* begin Data to use *

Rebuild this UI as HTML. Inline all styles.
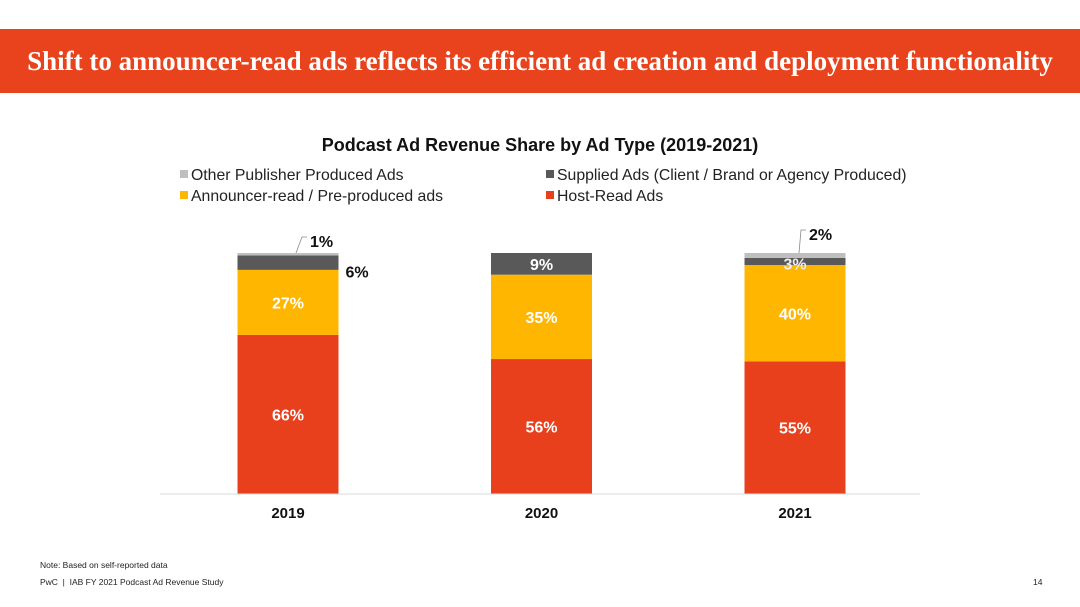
<!DOCTYPE html>
<html><head><meta charset="utf-8"><style>
body{margin:0;width:1080px;height:607px;background:#fff;overflow:hidden;position:relative;font-family:"Liberation Sans",Arial,sans-serif}
#hdr{position:absolute;left:0;top:29px;width:1080px;height:64px;background:#e8431d;color:#fff;font-family:"Liberation Serif",serif;font-weight:bold;font-size:27px;line-height:64px;text-align:center;white-space:nowrap}
.ft{position:absolute;font-size:8.5px;color:#222}
</style></head><body>
<div id="hdr">Shift to announcer-read ads reflects its efficient ad creation and deployment functionality</div>
<svg id="chart" width="1080" height="607" style="position:absolute;left:0;top:0">
<text x="540" y="151" text-anchor="middle" font-size="18" font-weight="bold" fill="#111">Podcast Ad Revenue Share by Ad Type (2019-2021)</text>
<g id="legend"></g>
<g id="bars"></g>
<line x1="160" y1="494" x2="920" y2="494" stroke="#d9d9d9" stroke-width="1"/>
</svg>
<div class="ft" style="left:40px;top:560px">Note: Based on self-reported data</div>
<div class="ft" style="left:40px;top:577px">PwC &nbsp;|&nbsp; IAB FY 2021 Podcast Ad Revenue Study</div>
<div class="ft" style="left:1033px;top:577px">14</div>
<script>
const years=["2019","2020","2021"];
const hostRead=[66,56,55];
const announcer=[27,35,40];
const supplied=[6,9,3];
const other=[1,0,2];
const seriesNames=["Host-Read Ads","Announcer-read / Pre-produced ads","Supplied Ads (Client / Brand or Agency Produced)","Other Publisher Produced Ads"];
const colors=["#e8401c","#ffb600","#595959","#bfbfbf"];
const NS="http://www.w3.org/2000/svg";
const base=494, top100=253, bw=101;
const y=v=>base-(v/100)*(base-top100);
const xc=i=>288+i*253.5;
function mk(tag,at,parent){const e=document.createElementNS(NS,tag);for(const k in at)e.setAttribute(k,at[k]);parent.appendChild(e);return e;}
const bars=document.getElementById('bars');
const series=[hostRead,announcer,supplied,other];
years.forEach((yr,i)=>{
  let cum=0;
  series.forEach((s,j)=>{
    const v=s[i]; if(v<=0) return;
    const r=mk('rect',{x:xc(i)-bw/2,y:y(cum+v),width:bw,height:y(cum)-y(cum+v),fill:colors[j]},bars);
    
    
    const mid=(y(cum)+y(cum+v))/2;
    let lx=xc(i),ly=mid+6,fill='#fff',anchor='middle';
    if(j==2&&v<8){ if(i==0){lx=xc(i)+bw/2+7;ly=mid+15;fill='#111';anchor='start';} else {fill='#eee';ly=mid+8;} }
    if(j==3){
      fill='#111';anchor='start';
      lx=xc(i)+(i==0?22:14); ly=(i==0?247:240);
      const bx=xc(i)+(i==0?8:4), by=y(cum+v);
      const ln=mk('polyline',{points:`${bx},${by} ${lx-8},${ly-10} ${lx-3},${ly-10}`,fill:'none',stroke:'#888','stroke-width':0.8},bars);
      
      
    }
    const t=mk('text',{x:lx,y:ly,'text-anchor':anchor,'font-size':16,'font-weight':'bold',fill:fill},bars);
    t.textContent=v+'%';
    
    
    cum+=v;
  });
  const t=mk('text',{x:xc(i),y:518,'text-anchor':'middle','font-size':15,'font-weight':'bold',fill:'#111'},bars);
  t.textContent=yr;
  
  
});
const lg=document.getElementById('legend');
[[180,180,3],[546,180,2],[180,201,1],[546,201,0]].forEach(([lx,ly,j])=>{
  const m=mk('rect',{x:lx,y:ly-10,width:8,height:8,fill:colors[j]},lg);
  
  
  const t=mk('text',{x:lx+11,y:ly,'font-size':15.8,fill:'#222'},lg);
  t.textContent=seriesNames[j];
  
  
});
</script>
</body></html>
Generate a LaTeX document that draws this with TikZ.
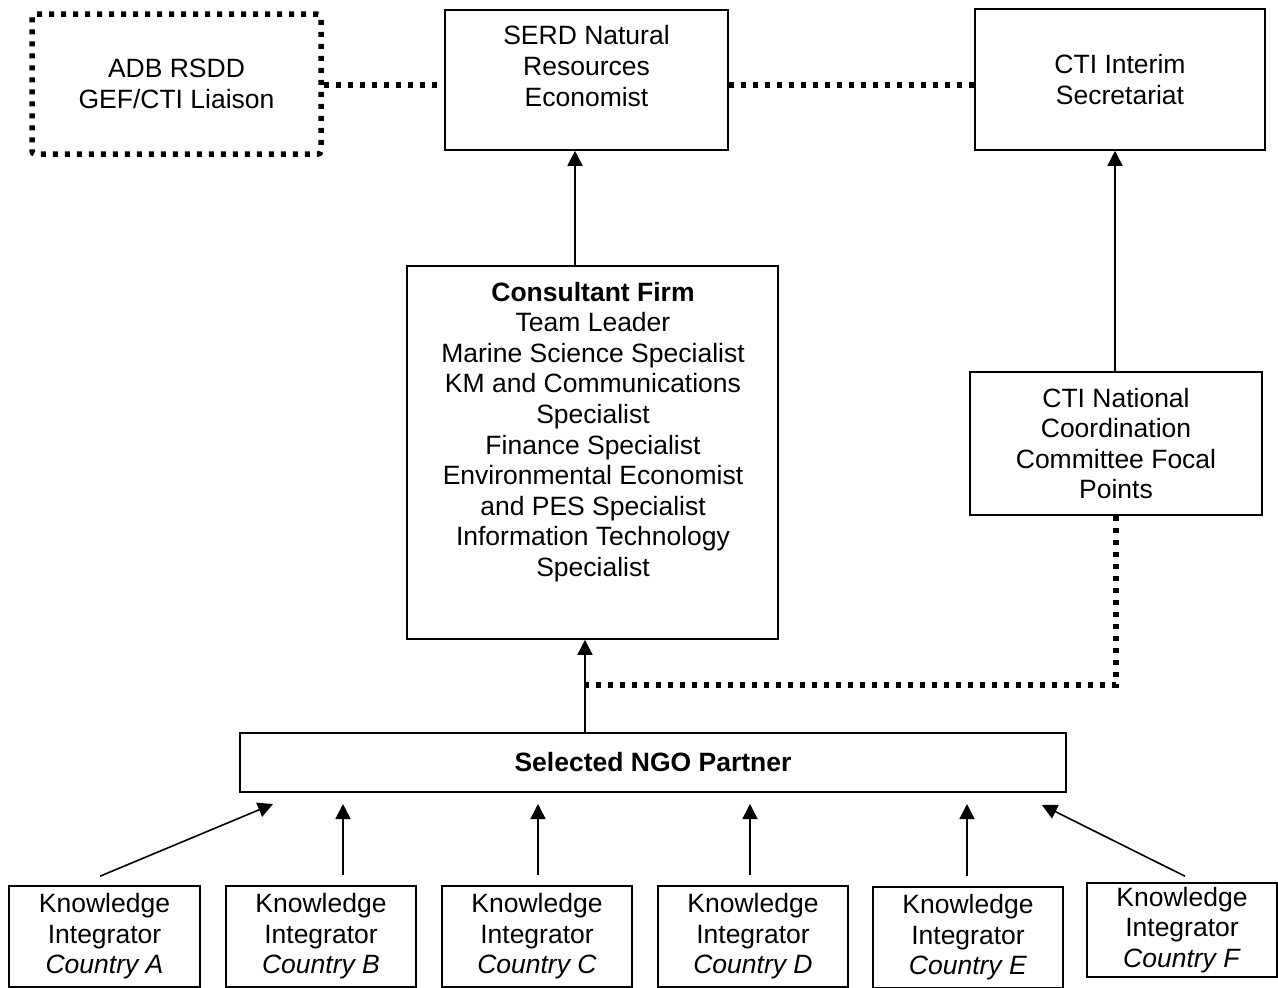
\documentclass[tikz,border=0pt]{standalone}
\usepackage{fontspec}
\setmainfont{Liberation Sans}
\usetikzlibrary{arrows.meta}
\begin{document}
\begin{tikzpicture}[x=1pt,y=-1pt,
  box/.style={draw,line width=1.6pt,inner sep=0pt,align=center,font=\fontsize{26.5}{30.6}\selectfont},
  dbox/.style={draw,line width=5.5pt,dash pattern=on 5pt off 7pt,rounded corners=3pt,inner sep=0pt,align=center,font=\fontsize{26.5}{30.6}\selectfont},
  txt/.style={inner sep=0pt,align=center,font=\fontsize{26.5}{30.6}\selectfont},
  arr/.style={line width=1.6pt,-{Triangle[length=15pt,width=15pt]}},
  dotline/.style={line width=5.5pt,dash pattern=on 5pt off 7pt}]
\useasboundingbox (0,0) rectangle (1278,988);
% top row
\node[dbox,minimum width=289pt,minimum height=140pt] (adb) at (176.5,84) {ADB RSDD\\GEF/CTI Liaison};
\node[box,minimum width=283pt,minimum height=140pt] (serd) at (586.5,80) {};
\node[txt] (serdt) at (586.5,66) {SERD Natural\\Resources\\Economist};
\node[box,minimum width=290pt,minimum height=141pt] (cti) at (1120,79.5) {CTI Interim\\Secretariat};
% middle
\node[box,minimum width=371pt,minimum height=373pt] (cons) at (592.5,452.5) {};
\node[txt] (const) at (593,432) {\textbf{Consultant Firm}\\Team Leader\\Marine Science Specialist\\KM and Communications\\Specialist\\Finance Specialist\\Environmental Economist\\and PES Specialist\\Information Technology\\Specialist};
\node[box,minimum width=292pt,minimum height=143pt] (nat) at (1116,443.5) {CTI National\\Coordination\\Committee Focal\\Points};
\node[box,minimum width=826pt,minimum height=59pt] (ngo) at (653,762.5) {\textbf{Selected NGO Partner}};
% bottom row
\node[box,minimum width=191pt,minimum height=101pt] (kA) at (104.5,936.5) {Knowledge\\Integrator\\\textit{Country A}};
\node[box,minimum width=190pt,minimum height=101pt] (kB) at (321,936.5) {Knowledge\\Integrator\\\textit{Country B}};
\node[box,minimum width=190pt,minimum height=101pt] (kC) at (537,936.5) {Knowledge\\Integrator\\\textit{Country C}};
\node[box,minimum width=190pt,minimum height=101pt] (kD) at (753,936.5) {Knowledge\\Integrator\\\textit{Country D}};
\node[box,minimum width=190pt,minimum height=101pt] (kE) at (968,937.5) {Knowledge\\Integrator\\\textit{Country E}};
\node[box,minimum width=190pt,minimum height=94pt] (kF) at (1182,930) {Knowledge\\Integrator\\\textit{Country F}};
% dotted links
\draw[dotline] (adb.east |- 0,85) -- (serd.west |- 0,85);
\draw[dotline] (serd.east |- 0,85) -- (cti.west |- 0,85);
\coordinate (j) at (585,685);
\draw[dotline] (nat.south) -- (nat.south |- j) -- (j);
% arrows
\draw[arr] (cons.north -| 575,0) -- (serd.south -| 575,0);
\draw[arr] (nat.north -| 1115,0) -- (cti.south -| 1115,0);
\draw[arr] (ngo.north -| j) -- (cons.south -| j);
\coordinate (hA) at (273,804);
\coordinate (hB) at (343,804);
\coordinate (hC) at (538,804);
\coordinate (hD) at (750,804);
\coordinate (hE) at (967,804);
\coordinate (hF) at (1042,805);
\draw[arr] ([xshift=-4.5pt,yshift=9pt]kA.north) -- (hA);
\draw[arr] ([yshift=10pt]kB.north -| hB) -- (hB);
\draw[arr] ([yshift=10pt]kC.north -| hC) -- (hC);
\draw[arr] ([yshift=10pt]kD.north -| hD) -- (hD);
\draw[arr] ([yshift=10pt]kE.north -| hE) -- (hE);
\draw[arr] ([xshift=3pt,yshift=6pt]kF.north) -- (hF);
\end{tikzpicture}
\end{document}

* end Data to use *

List the lines of the material in which the word "this" occurs.

Rebuild this UI as HTML. Inline all styles.
Generate a LaTeX document that draws this with TikZ.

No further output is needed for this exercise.